** START OF INFORMATION SUPPLIED **

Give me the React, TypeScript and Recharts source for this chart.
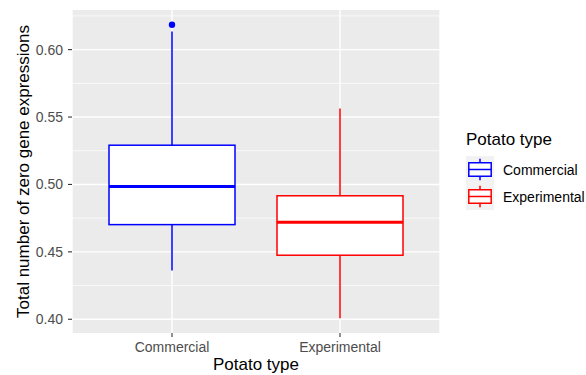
import { ComposedChart, Bar, XAxis, YAxis, CartesianGrid, Label } from 'recharts'

const categories = ['Commercial', 'Experimental']
const lowerWhisker = [0.4362, 0.4007]
const firstQuartile = [0.4702, 0.4475]
const medians = [0.4985, 0.4719]
const thirdQuartile = [0.5291, 0.4916]
const upperWhisker = [0.6135, 0.5564]
const outliers: number[][] = [[0.6185], []]

const yTicks = [0.4, 0.45, 0.5, 0.55, 0.6]
const yMinorLines = [0.425, 0.475, 0.525, 0.575, 0.625]

const allValues = [...lowerWhisker, ...upperWhisker, ...outliers.flat()]
const lo = Math.min(...allValues)
const hi = Math.max(...allValues)
const pad = (hi - lo) * 0.05
const yDomain = [lo - pad, hi + pad]

const COLORS: Record<string, string> = { Commercial: '#0000FF', Experimental: '#FF0000' }
const FONT = '"Liberation Sans", Arial, sans-serif'

interface BoxRow {
  name: string
  min: number
  q1: number
  median: number
  q3: number
  max: number
  outliers: number[]
  range: [number, number]
}

const data: BoxRow[] = categories.map((name, i) => ({
  name,
  min: lowerWhisker[i],
  q1: firstQuartile[i],
  median: medians[i],
  q3: thirdQuartile[i],
  max: upperWhisker[i],
  outliers: outliers[i],
  range: [lowerWhisker[i], upperWhisker[i]],
}))

// The bar spans whisker-to-whisker; everything else is placed on the same linear scale
function BoxShape(props: any) {
  const { x, y, width, height, payload } = props
  const row = payload as BoxRow
  const top = Math.min(y, y + height)
  const h = Math.abs(height)
  const toY = (v: number) => top + ((row.max - v) / (row.max - row.min)) * h
  const cx = x + width / 2
  const color = COLORS[row.name]
  return (
    <g>
      <line x1={cx} x2={cx} y1={toY(row.max)} y2={toY(row.q3)} stroke={color} strokeWidth={1.5} />
      <line x1={cx} x2={cx} y1={toY(row.q1)} y2={toY(row.min)} stroke={color} strokeWidth={1.5} />
      <rect
        x={x}
        y={toY(row.q3)}
        width={width}
        height={toY(row.q1) - toY(row.q3)}
        fill="#FFFFFF"
        stroke={color}
        strokeWidth={1.5}
      />
      <line x1={x} x2={x + width} y1={toY(row.median)} y2={toY(row.median)} stroke={color} strokeWidth={3} />
      {row.outliers.map((v) => (
        <circle key={v} cx={cx} cy={toY(v)} r={3.2} fill={color} />
      ))}
    </g>
  )
}

function LegendKey({ color }: { color: string }) {
  return (
    <svg width={28} height={27} style={{ display: 'block' }}>
      <rect x={0} y={0} width={28} height={27} fill="#F2F2F2" />
      <line x1={14} x2={14} y1={2.7} y2={6.75} stroke={color} strokeWidth={1.5} />
      <line x1={14} x2={14} y1={20.25} y2={24.3} stroke={color} strokeWidth={1.5} />
      <rect x={2.8} y={6.75} width={22.4} height={13.5} fill="#FFFFFF" stroke={color} strokeWidth={1.5} />
      <line x1={2.8} x2={25.2} y1={13.5} y2={13.5} stroke={color} strokeWidth={1.5} />
    </svg>
  )
}

function BoxLegend() {
  return (
    <div style={{ position: 'absolute', left: 466, top: 130, fontFamily: FONT }}>
      <div style={{ fontSize: 17, color: '#000', lineHeight: '20px', marginBottom: 6 }}>Potato type</div>
      {categories.map((c) => (
        <div key={c} style={{ display: 'flex', alignItems: 'center', height: 27 }}>
          <LegendKey color={COLORS[c]} />
          <span style={{ fontSize: 14, color: '#000', marginLeft: 9 }}>{c}</span>
        </div>
      ))}
    </div>
  )
}

function YTitle(props: any) {
  const { viewBox } = props
  const x = viewBox.x + 23
  const y = viewBox.y + viewBox.height / 2
  return (
    <text
      x={x}
      y={y}
      transform={`rotate(-90, ${x}, ${y})`}
      textAnchor="middle"
      dominantBaseline="central"
      fontSize={17}
      fontFamily={FONT}
      fill="#000"
    >
      Total number of zero gene expressions
    </text>
  )
}

export default function App() {
  return (
    <div style={{ position: 'absolute', left: 0, top: 0, width: 586, height: 375, background: '#fff' }}>
      <ComposedChart width={586} height={375} data={data} margin={{ top: 10, right: 146, bottom: 0, left: 0 }}>
        <CartesianGrid
          fill="#EBEBEB"
          stroke="#FFFFFF"
          strokeWidth={0.7}
          vertical={false}
          horizontalValues={yMinorLines}
        />
        <CartesianGrid stroke="#FFFFFF" strokeWidth={1.4} horizontalValues={yTicks} />
        <XAxis
          dataKey="name"
          type="category"
          padding={{ left: 16, right: 16 }}
          height={42}
          axisLine={false}
          tickSize={4}
          tickMargin={5}
          tickLine={{ stroke: '#333333', strokeWidth: 1.1 }}
          tick={{ fontSize: 14, fill: '#4D4D4D', fontFamily: FONT }}
        >
          <Label value="Potato type" position="insideBottom" offset={5} fontSize={17} fill="#000" fontFamily={FONT} />
        </XAxis>
        <YAxis
          type="number"
          domain={yDomain}
          ticks={yTicks}
          tickFormatter={(v: number) => v.toFixed(2)}
          width={72}
          axisLine={false}
          tickSize={4}
          tickMargin={5}
          tickLine={{ stroke: '#333333', strokeWidth: 1.1 }}
          tick={{ fontSize: 14, fill: '#4D4D4D', fontFamily: FONT }}
        >
          <Label content={<YTitle />} />
        </YAxis>
        <Bar dataKey="range" barSize={126} shape={<BoxShape />} isAnimationActive={false} />
      </ComposedChart>
      <BoxLegend />
    </div>
  )
}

** END OF INFORMATION SUPPLIED **

→ **DIRECTIONS**: Set the listing down in full and exactly. Pictures within it should not appear in the copy.

→ **SOLUTION FOR THIS EXERCISE**:
Give me the React, TypeScript and Recharts source for this chart.
import { ComposedChart, Bar, XAxis, YAxis, CartesianGrid, Label } from 'recharts'

const categories = ['Commercial', 'Experimental']
const lowerWhisker = [0.4362, 0.4007]
const firstQuartile = [0.4702, 0.4475]
const medians = [0.4985, 0.4719]
const thirdQuartile = [0.5291, 0.4916]
const upperWhisker = [0.6135, 0.5564]
const outliers: number[][] = [[0.6185], []]

const yTicks = [0.4, 0.45, 0.5, 0.55, 0.6]
const yMinorLines = [0.425, 0.475, 0.525, 0.575, 0.625]

const allValues = [...lowerWhisker, ...upperWhisker, ...outliers.flat()]
const lo = Math.min(...allValues)
const hi = Math.max(...allValues)
const pad = (hi - lo) * 0.05
const yDomain = [lo - pad, hi + pad]

const COLORS: Record<string, string> = { Commercial: '#0000FF', Experimental: '#FF0000' }
const FONT = '"Liberation Sans", Arial, sans-serif'

interface BoxRow {
  name: string
  min: number
  q1: number
  median: number
  q3: number
  max: number
  outliers: number[]
  range: [number, number]
}

const data: BoxRow[] = categories.map((name, i) => ({
  name,
  min: lowerWhisker[i],
  q1: firstQuartile[i],
  median: medians[i],
  q3: thirdQuartile[i],
  max: upperWhisker[i],
  outliers: outliers[i],
  range: [lowerWhisker[i], upperWhisker[i]],
}))

// The bar spans whisker-to-whisker; everything else is placed on the same linear scale
function BoxShape(props: any) {
  const { x, y, width, height, payload } = props
  const row = payload as BoxRow
  const top = Math.min(y, y + height)
  const h = Math.abs(height)
  const toY = (v: number) => top + ((row.max - v) / (row.max - row.min)) * h
  const cx = x + width / 2
  const color = COLORS[row.name]
  return (
    <g>
      <line x1={cx} x2={cx} y1={toY(row.max)} y2={toY(row.q3)} stroke={color} strokeWidth={1.5} />
      <line x1={cx} x2={cx} y1={toY(row.q1)} y2={toY(row.min)} stroke={color} strokeWidth={1.5} />
      <rect
        x={x}
        y={toY(row.q3)}
        width={width}
        height={toY(row.q1) - toY(row.q3)}
        fill="#FFFFFF"
        stroke={color}
        strokeWidth={1.5}
      />
      <line x1={x} x2={x + width} y1={toY(row.median)} y2={toY(row.median)} stroke={color} strokeWidth={3} />
      {row.outliers.map((v) => (
        <circle key={v} cx={cx} cy={toY(v)} r={3.2} fill={color} />
      ))}
    </g>
  )
}

function LegendKey({ color }: { color: string }) {
  return (
    <svg width={28} height={27} style={{ display: 'block' }}>
      <rect x={0} y={0} width={28} height={27} fill="#F2F2F2" />
      <line x1={14} x2={14} y1={2.7} y2={6.75} stroke={color} strokeWidth={1.5} />
      <line x1={14} x2={14} y1={20.25} y2={24.3} stroke={color} strokeWidth={1.5} />
      <rect x={2.8} y={6.75} width={22.4} height={13.5} fill="#FFFFFF" stroke={color} strokeWidth={1.5} />
      <line x1={2.8} x2={25.2} y1={13.5} y2={13.5} stroke={color} strokeWidth={1.5} />
    </svg>
  )
}

function BoxLegend() {
  return (
    <div style={{ position: 'absolute', left: 466, top: 130, fontFamily: FONT }}>
      <div style={{ fontSize: 17, color: '#000', lineHeight: '20px', marginBottom: 6 }}>Potato type</div>
      {categories.map((c) => (
        <div key={c} style={{ display: 'flex', alignItems: 'center', height: 27 }}>
          <LegendKey color={COLORS[c]} />
          <span style={{ fontSize: 14, color: '#000', marginLeft: 9 }}>{c}</span>
        </div>
      ))}
    </div>
  )
}

function YTitle(props: any) {
  const { viewBox } = props
  const x = viewBox.x + 23
  const y = viewBox.y + viewBox.height / 2
  return (
    <text
      x={x}
      y={y}
      transform={`rotate(-90, ${x}, ${y})`}
      textAnchor="middle"
      dominantBaseline="central"
      fontSize={17}
      fontFamily={FONT}
      fill="#000"
    >
      Total number of zero gene expressions
    </text>
  )
}

export default function App() {
  return (
    <div style={{ position: 'absolute', left: 0, top: 0, width: 586, height: 375, background: '#fff' }}>
      <ComposedChart width={586} height={375} data={data} margin={{ top: 10, right: 146, bottom: 0, left: 0 }}>
        <CartesianGrid
          fill="#EBEBEB"
          stroke="#FFFFFF"
          strokeWidth={0.7}
          vertical={false}
          horizontalValues={yMinorLines}
        />
        <CartesianGrid stroke="#FFFFFF" strokeWidth={1.4} horizontalValues={yTicks} />
        <XAxis
          dataKey="name"
          type="category"
          padding={{ left: 16, right: 16 }}
          height={42}
          axisLine={false}
          tickSize={4}
          tickMargin={5}
          tickLine={{ stroke: '#333333', strokeWidth: 1.1 }}
          tick={{ fontSize: 14, fill: '#4D4D4D', fontFamily: FONT }}
        >
          <Label value="Potato type" position="insideBottom" offset={5} fontSize={17} fill="#000" fontFamily={FONT} />
        </XAxis>
        <YAxis
          type="number"
          domain={yDomain}
          ticks={yTicks}
          tickFormatter={(v: number) => v.toFixed(2)}
          width={72}
          axisLine={false}
          tickSize={4}
          tickMargin={5}
          tickLine={{ stroke: '#333333', strokeWidth: 1.1 }}
          tick={{ fontSize: 14, fill: '#4D4D4D', fontFamily: FONT }}
        >
          <Label content={<YTitle />} />
        </YAxis>
        <Bar dataKey="range" barSize={126} shape={<BoxShape />} isAnimationActive={false} />
      </ComposedChart>
      <BoxLegend />
    </div>
  )
}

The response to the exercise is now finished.